Copy each line holding the string "this".

--- Entries shown ---

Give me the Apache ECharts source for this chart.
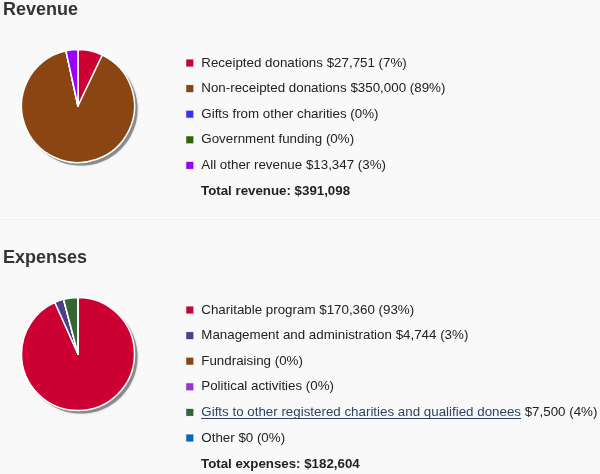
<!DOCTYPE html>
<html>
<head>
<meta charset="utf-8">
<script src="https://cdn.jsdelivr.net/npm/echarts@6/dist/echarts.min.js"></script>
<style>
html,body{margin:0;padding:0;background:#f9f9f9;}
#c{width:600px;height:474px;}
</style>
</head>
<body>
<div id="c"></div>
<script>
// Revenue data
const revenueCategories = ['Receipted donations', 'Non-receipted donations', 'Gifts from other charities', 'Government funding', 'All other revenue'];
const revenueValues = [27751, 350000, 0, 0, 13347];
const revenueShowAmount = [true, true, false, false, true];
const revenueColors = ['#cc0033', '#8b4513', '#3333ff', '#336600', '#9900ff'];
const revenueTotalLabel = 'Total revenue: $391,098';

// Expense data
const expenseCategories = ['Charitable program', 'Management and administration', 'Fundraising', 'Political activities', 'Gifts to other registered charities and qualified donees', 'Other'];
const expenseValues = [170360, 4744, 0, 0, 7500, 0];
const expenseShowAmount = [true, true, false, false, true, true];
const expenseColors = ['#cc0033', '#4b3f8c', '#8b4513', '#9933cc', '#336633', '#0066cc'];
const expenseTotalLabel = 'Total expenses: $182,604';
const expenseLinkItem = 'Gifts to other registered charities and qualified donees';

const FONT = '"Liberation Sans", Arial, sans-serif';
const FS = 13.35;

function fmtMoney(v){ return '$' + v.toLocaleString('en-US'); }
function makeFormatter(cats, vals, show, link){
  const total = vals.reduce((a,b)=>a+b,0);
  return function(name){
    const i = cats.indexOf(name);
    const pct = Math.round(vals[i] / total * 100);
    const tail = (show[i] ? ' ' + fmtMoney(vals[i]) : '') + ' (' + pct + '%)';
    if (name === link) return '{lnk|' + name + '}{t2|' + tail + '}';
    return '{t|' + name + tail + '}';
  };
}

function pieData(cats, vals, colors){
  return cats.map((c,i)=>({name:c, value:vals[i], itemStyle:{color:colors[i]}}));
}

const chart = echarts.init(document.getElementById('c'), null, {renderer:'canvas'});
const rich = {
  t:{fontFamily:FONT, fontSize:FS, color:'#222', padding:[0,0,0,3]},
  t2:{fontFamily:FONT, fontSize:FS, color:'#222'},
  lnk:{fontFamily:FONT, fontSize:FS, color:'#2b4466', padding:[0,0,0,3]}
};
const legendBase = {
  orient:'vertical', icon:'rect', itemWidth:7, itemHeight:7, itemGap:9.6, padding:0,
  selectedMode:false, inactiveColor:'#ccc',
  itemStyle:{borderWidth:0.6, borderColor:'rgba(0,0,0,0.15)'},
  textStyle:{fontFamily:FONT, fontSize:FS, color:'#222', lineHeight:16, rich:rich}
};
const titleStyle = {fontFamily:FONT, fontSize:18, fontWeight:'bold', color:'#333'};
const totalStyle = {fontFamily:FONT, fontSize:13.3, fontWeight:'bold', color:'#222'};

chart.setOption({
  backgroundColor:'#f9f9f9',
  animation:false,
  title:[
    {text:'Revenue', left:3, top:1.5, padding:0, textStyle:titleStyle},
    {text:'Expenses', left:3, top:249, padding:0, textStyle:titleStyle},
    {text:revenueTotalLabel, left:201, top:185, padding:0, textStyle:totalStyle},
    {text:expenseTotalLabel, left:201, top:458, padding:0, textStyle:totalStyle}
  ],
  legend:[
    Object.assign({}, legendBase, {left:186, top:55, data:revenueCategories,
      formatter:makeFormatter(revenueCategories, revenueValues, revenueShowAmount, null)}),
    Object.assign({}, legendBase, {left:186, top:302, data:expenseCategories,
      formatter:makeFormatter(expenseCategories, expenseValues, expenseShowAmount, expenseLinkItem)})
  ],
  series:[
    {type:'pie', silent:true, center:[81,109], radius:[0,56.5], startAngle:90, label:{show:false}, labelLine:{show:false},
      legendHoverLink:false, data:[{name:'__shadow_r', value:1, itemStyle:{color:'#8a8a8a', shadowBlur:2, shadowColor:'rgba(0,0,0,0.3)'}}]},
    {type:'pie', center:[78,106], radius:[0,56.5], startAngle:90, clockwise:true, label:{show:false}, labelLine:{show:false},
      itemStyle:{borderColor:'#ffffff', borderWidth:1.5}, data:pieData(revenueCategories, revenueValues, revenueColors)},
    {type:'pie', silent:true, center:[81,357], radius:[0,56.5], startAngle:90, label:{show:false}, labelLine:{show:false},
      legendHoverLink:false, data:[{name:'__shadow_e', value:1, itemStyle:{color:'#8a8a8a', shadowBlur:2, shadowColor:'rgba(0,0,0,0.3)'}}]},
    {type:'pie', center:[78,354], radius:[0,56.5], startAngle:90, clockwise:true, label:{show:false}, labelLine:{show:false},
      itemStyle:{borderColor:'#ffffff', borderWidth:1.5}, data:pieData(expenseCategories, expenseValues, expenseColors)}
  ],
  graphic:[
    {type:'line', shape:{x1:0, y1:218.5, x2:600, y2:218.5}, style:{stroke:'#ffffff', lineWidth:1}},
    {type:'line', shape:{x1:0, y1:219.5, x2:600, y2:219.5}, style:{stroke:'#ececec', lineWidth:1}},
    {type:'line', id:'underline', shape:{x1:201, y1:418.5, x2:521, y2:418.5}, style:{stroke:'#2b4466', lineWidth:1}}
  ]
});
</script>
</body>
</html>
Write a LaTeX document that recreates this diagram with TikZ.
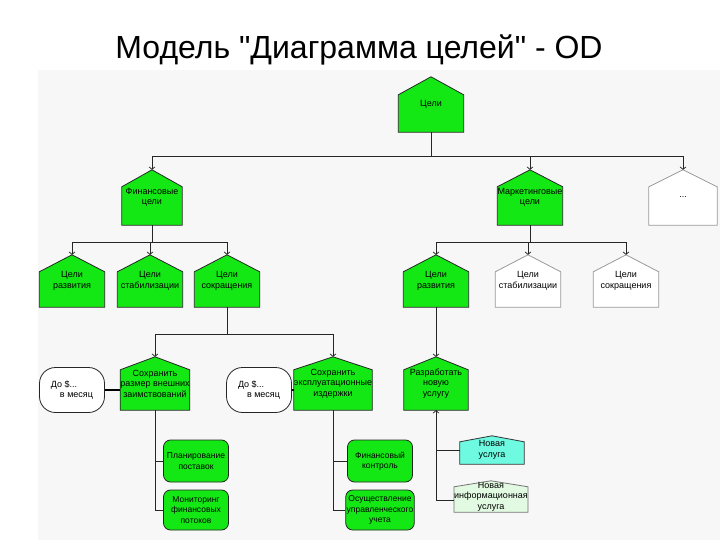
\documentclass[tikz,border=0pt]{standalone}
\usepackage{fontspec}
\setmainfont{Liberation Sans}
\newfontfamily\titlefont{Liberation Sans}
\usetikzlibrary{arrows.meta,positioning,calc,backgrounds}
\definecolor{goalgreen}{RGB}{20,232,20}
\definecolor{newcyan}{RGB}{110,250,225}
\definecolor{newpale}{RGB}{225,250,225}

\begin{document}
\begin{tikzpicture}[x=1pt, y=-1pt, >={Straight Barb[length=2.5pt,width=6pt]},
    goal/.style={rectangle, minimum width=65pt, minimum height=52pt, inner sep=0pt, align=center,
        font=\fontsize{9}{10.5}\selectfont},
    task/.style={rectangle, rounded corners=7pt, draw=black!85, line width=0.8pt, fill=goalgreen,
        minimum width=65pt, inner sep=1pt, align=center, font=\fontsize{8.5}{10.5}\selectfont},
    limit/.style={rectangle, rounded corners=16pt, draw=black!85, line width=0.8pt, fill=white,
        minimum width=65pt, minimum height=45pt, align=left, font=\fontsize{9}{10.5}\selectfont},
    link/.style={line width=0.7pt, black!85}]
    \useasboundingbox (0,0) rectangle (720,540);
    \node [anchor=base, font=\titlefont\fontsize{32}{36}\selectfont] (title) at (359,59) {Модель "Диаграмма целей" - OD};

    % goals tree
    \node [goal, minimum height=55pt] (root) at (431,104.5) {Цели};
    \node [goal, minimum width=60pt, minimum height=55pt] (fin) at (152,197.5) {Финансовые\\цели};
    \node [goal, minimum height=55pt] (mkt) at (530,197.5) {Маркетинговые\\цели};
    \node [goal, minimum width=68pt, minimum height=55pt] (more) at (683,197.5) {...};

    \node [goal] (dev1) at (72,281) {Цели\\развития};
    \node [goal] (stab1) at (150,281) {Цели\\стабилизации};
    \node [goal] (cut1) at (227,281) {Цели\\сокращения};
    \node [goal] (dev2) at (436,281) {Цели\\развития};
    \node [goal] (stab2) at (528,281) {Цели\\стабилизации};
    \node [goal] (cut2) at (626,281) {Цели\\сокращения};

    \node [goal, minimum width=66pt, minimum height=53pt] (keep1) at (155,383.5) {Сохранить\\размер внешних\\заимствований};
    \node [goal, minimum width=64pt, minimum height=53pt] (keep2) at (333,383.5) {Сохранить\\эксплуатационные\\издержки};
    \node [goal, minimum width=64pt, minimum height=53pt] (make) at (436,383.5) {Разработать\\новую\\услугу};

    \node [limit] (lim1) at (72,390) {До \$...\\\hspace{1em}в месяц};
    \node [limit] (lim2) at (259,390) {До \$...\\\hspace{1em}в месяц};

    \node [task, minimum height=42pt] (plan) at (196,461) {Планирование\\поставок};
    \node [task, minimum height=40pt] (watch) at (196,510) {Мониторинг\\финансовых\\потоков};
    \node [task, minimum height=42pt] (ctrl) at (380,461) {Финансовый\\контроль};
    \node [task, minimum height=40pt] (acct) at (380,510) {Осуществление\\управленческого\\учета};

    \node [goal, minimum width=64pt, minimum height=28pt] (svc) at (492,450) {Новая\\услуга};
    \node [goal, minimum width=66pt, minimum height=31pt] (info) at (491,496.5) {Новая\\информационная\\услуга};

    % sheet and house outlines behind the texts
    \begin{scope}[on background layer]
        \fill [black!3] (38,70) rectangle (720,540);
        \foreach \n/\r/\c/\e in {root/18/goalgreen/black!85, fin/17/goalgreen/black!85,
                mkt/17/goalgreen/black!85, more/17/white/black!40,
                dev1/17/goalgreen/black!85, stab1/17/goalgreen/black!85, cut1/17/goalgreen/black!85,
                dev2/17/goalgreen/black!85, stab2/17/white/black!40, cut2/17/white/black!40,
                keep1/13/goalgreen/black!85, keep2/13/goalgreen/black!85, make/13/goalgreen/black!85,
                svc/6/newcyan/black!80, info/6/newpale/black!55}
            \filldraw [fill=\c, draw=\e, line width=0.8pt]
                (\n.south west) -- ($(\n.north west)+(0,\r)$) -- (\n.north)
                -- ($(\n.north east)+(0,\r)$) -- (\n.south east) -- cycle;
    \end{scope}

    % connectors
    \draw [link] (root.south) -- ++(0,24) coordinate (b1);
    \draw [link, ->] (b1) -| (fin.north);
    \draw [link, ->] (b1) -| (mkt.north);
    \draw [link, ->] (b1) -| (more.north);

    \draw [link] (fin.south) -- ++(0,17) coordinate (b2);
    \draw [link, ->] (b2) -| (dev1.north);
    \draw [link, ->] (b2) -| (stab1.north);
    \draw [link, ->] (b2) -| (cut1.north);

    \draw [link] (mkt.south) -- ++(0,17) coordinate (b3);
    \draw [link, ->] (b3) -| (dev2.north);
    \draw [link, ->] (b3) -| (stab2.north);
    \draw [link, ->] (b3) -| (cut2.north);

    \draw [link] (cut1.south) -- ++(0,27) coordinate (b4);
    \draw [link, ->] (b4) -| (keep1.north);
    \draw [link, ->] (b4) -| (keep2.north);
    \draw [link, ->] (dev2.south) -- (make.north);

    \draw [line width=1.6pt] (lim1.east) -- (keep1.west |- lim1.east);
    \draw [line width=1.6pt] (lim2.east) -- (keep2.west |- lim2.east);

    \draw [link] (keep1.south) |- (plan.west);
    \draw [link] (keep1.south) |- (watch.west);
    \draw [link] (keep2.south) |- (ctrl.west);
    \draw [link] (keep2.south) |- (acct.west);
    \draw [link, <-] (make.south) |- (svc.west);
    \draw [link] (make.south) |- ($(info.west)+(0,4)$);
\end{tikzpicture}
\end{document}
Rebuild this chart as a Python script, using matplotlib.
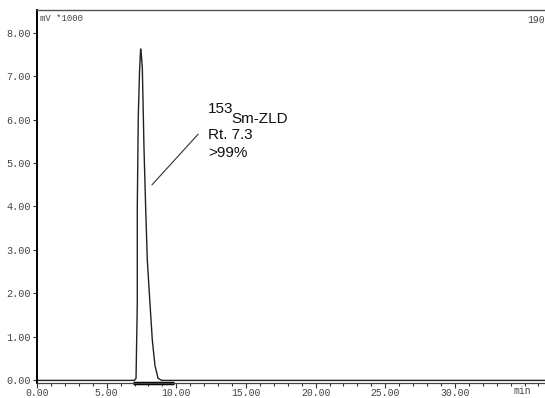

---

» **Full solution**
Give me the Apache ECharts source for this chart.
Write a LaTeX document that recreates this diagram with TikZ.
Rebuild this chart as a Python script, using matplotlib.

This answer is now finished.